March 06, 2025 - 9:44 AM
LAKE PLACID, N.Y. (AP) — The latest addition to the list of amenities available to athletes at the bobsled and skeleton world championships is a room inside a lodge just down the hill from the finish line. There are some stuffed animals, tons of toys, Mickey Mouse coloring books and big boxes of crayons.
This is the family space. These days, it’s a needed part of the sliding circuit.
There are four mothers expected to compete in the world championships that got officially underway Thursday in Lake Placid — U.S. skeleton athlete Kelly Curtis, Swiss bobsledder Nadja Pasternack, and U.S. bobsledders Elana Meyers Taylor and Kaillie Humphries. It’s believed to be the highest number of mothers racing at a world championships.
“They haven’t forgotten about us,” Curtis said.
All four women missed time from competing during their pregnancies — for Meyers Taylor, it’s been two absences, since she’s a mom of two now. But the International Bobsled and Skeleton Federation, the governing body for those two sports, decided in recent years to protect women who wanted to add to their families by ensuring that they didn’t lose their world rankings while taking the time off.
That means they were able to jump right back into World Cup racing when they were ready to do so — and not having to start from the bottom of the rankings means the path to qualify for the next Olympics in February 2026 became a bit easier for all of them.
“I wanted to be able to prove to myself that I could come back,” said Humphries, the only three-time Olympic gold medalist in women’s bobsled history. “I didn’t want to feed into what I heard for the majority of my career, that having a baby ends your career. I didn’t want that to be the case. And so, a big part for me was proving I could come back and do it, regardless of the results, regardless of how it all plays out.”
The kids seem to have their own followings at the track at this point. Bobsled and skeleton sliders are relatively close-knit, with people seeing the same people at tracks around the world all winter. Meyers Taylor, Humphries and Curtis have all said since becoming mothers that they rely on their friends and teammates for help when needed, and for the most part they travel with their partners or families for support.
In a social media post earlier this year, Meyers Taylor discussed how her sons were both born deaf and how one also has Down Syndrome — and how the decision to have them with her on the World Cup circuit was not an easy one to make.
“My fears were quickly laid to rest as I quickly realized not only would they have the opportunity to see the world, they would have an immense amount love poured into them on a daily basis by my (U.S.) teammates and the many, many friends I’ve made throughout my years with bobsled,” wrote Meyers Taylor, who has a record five women’s Olympic bobsled medals.
Pasternack — who gave birth in December 2023, after going into labor while cheering Swiss teammates on at a race in La Plagne, France — returned to sliding just 12 weeks ago, and made her way into the world championships with relative ease.

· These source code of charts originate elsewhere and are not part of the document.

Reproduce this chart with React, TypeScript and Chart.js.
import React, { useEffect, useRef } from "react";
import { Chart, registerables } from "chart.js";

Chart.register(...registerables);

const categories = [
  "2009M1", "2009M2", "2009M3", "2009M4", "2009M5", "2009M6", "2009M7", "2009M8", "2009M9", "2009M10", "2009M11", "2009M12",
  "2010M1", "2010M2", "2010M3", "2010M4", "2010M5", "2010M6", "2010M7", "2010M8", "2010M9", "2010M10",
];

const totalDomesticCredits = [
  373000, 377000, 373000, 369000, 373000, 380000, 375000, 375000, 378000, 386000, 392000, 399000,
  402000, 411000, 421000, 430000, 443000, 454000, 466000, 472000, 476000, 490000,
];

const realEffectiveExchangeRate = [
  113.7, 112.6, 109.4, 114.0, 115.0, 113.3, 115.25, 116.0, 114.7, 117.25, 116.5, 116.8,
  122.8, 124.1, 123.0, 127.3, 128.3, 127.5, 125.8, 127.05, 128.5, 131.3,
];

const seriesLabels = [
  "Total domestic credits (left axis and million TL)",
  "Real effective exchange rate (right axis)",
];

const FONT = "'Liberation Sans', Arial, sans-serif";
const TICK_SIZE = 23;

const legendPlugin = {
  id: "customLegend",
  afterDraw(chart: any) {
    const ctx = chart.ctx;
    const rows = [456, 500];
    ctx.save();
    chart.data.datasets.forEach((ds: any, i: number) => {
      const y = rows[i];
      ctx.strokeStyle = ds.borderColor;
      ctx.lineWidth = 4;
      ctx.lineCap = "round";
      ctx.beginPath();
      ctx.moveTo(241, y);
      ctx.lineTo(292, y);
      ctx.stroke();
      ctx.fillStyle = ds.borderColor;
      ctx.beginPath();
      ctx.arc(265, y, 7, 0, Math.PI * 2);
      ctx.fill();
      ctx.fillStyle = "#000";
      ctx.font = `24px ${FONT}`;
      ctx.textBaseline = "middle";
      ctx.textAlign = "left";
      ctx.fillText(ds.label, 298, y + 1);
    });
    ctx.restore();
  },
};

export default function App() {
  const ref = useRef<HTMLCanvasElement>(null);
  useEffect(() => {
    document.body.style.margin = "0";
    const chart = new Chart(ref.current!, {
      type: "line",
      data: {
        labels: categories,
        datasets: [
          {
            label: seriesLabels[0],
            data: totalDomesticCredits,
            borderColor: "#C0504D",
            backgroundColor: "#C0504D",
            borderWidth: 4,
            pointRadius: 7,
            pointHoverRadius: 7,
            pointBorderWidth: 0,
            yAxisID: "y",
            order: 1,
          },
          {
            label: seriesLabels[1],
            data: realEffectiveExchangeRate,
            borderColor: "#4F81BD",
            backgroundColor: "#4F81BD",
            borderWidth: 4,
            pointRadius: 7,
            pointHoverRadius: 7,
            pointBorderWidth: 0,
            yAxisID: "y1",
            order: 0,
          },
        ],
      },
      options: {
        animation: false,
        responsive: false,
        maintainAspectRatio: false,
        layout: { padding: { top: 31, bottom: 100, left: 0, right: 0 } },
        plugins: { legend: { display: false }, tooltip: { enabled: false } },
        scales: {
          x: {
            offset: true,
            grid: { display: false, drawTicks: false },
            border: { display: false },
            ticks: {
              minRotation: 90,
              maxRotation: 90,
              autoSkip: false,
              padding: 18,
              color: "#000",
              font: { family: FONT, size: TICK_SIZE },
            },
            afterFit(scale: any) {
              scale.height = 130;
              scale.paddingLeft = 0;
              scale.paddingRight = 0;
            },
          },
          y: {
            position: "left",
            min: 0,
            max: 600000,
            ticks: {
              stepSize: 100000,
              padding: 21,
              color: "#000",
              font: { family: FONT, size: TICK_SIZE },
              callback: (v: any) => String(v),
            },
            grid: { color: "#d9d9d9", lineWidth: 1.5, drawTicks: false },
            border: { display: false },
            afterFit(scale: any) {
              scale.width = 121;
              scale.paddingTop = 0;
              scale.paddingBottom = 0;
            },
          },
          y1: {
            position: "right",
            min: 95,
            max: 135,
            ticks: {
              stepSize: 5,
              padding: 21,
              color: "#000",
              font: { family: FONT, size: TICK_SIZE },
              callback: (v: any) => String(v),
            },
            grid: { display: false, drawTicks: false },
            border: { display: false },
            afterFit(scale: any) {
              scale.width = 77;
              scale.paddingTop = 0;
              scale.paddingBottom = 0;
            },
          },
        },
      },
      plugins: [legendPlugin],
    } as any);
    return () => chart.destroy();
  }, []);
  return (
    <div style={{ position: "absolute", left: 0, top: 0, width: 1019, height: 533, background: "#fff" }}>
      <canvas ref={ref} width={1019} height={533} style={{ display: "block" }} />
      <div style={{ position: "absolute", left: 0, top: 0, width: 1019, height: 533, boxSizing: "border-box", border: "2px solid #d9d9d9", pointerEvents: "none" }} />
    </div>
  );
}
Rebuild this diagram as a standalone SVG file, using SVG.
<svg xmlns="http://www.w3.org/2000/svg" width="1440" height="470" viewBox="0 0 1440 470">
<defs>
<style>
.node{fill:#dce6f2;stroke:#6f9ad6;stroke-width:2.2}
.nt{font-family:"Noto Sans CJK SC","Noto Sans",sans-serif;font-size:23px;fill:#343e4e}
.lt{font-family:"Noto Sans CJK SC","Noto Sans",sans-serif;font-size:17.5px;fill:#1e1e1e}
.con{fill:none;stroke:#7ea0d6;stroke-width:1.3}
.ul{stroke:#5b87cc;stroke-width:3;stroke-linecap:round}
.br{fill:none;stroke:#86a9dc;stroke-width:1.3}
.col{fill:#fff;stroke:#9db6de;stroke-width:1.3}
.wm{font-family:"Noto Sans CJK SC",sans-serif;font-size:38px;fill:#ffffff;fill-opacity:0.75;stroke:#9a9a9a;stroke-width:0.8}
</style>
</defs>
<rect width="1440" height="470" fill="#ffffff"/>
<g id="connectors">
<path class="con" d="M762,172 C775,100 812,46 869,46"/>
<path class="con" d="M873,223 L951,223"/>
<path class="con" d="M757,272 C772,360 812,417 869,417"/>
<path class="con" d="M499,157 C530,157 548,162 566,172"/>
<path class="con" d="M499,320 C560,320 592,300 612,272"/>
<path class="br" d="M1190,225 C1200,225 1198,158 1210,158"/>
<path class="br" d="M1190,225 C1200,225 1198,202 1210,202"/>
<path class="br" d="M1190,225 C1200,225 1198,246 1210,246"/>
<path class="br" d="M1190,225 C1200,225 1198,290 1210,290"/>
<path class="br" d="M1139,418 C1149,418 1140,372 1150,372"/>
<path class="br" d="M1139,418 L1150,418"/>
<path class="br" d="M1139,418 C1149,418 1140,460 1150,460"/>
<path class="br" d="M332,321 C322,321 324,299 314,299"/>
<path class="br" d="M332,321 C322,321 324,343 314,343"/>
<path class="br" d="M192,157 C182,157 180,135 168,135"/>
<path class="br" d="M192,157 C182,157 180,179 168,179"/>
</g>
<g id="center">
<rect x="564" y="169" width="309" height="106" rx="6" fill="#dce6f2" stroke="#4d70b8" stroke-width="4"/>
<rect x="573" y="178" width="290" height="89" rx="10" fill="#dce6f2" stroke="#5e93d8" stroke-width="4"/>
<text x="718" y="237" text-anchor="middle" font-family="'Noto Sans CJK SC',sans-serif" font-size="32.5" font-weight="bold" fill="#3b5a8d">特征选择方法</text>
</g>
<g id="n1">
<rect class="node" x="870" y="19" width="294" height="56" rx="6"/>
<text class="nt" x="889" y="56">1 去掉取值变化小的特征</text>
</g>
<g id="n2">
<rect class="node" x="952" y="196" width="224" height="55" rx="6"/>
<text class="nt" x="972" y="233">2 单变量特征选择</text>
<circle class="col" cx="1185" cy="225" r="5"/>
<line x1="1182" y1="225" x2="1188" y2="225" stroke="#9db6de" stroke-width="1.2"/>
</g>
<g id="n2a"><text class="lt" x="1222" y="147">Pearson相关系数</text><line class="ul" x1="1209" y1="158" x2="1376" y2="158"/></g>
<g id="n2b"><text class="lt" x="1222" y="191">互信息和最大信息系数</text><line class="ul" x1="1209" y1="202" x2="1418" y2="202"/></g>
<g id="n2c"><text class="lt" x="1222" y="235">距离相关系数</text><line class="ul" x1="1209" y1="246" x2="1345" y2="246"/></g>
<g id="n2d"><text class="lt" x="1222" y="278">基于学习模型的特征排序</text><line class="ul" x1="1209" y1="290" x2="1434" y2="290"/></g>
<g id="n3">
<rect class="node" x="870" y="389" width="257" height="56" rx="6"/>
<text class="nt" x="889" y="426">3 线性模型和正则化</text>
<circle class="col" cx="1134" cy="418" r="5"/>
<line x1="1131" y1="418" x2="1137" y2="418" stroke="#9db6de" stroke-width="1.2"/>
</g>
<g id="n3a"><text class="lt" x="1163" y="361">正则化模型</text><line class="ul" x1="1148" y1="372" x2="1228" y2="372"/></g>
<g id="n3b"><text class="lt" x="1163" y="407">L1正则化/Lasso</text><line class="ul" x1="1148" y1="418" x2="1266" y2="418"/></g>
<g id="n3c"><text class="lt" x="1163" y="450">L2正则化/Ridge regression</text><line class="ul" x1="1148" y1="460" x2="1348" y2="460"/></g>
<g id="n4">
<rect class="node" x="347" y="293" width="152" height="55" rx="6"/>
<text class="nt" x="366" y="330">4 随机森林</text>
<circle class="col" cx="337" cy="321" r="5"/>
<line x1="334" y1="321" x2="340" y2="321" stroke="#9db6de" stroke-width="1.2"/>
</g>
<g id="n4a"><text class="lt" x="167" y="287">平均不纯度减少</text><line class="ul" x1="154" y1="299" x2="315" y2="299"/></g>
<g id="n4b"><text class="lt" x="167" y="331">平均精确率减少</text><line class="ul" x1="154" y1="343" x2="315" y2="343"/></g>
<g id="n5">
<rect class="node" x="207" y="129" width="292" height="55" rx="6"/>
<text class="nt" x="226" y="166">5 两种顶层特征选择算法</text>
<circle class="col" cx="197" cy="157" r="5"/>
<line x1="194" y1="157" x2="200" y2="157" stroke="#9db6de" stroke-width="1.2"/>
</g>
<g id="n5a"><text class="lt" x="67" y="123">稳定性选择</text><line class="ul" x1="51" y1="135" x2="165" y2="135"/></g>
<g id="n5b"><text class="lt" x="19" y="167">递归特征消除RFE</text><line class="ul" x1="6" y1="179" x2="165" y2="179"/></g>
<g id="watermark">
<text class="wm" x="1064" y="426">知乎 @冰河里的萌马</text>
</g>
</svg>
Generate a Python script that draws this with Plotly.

“Back like she never left,” German bobsledder Laura Nolte said.
Meyers Taylor and Humphries were tied for sixth in the World Cup standings this season in two-woman bobsled. Meyers Taylor was eighth in the world monobob standings this season with a pair of wins and conceivably could have been as high as fifth if the Americans hadn’t skipped the last race of the season to prepare for worlds. Curtis — who is a member of the U.S. Air Force, stationed in Italy, and someone who gave birth a little over a year ago — struggled for much of the season before hitting her best stride at the end; back-to-back seventh-place showings got her into the world championships.
It’s not new for moms to be competing as sliders. Curtis remembers the scene at the 2014 Olympics when U.S. skeleton athlete Noelle Pikus-Pace — then a mother of two — won a silver medal in Sochi and ran into the stands to celebrate with her family. That was the moment when Curtis decided to try sliding.
“The postpartum period, hormones, everything, the recalibration calibration has kind of taken me by a little bit more of a surprise,” Curtis said. “Physically, I’m back pushing to where I used to be, and I think the mind-body connection for the actual sliding, relaxation, part is taking longer to come back than I thought.”
No matter what happens over the next two weeks, whether medals are won or lost, the kids won’t care much. Humphries — one of the most driven athletes in the sport — says the challenge just of getting pregnant (she and her husband spent a fortune on fertility treatments before finally having success) and now being a mother has brought newfound perspective.
It’s a challenge for dads, too. U.S. bobsledder Frank Del Duca doesn’t have his child with him when he travels the world and makes no secret of how difficult that is. But he marvels at what Curtis, Humphries, Meyers Taylor and Pasternack can do.
“To have their body go through that transformation hormonally and to be able to provide for another human being, then to turn around and start lifting weights, sprinting, traveling, competing and winning on the world stage is one of the most impressive things I’ve witnessed in sport,” Del Duca said. “And they do it with a smile.”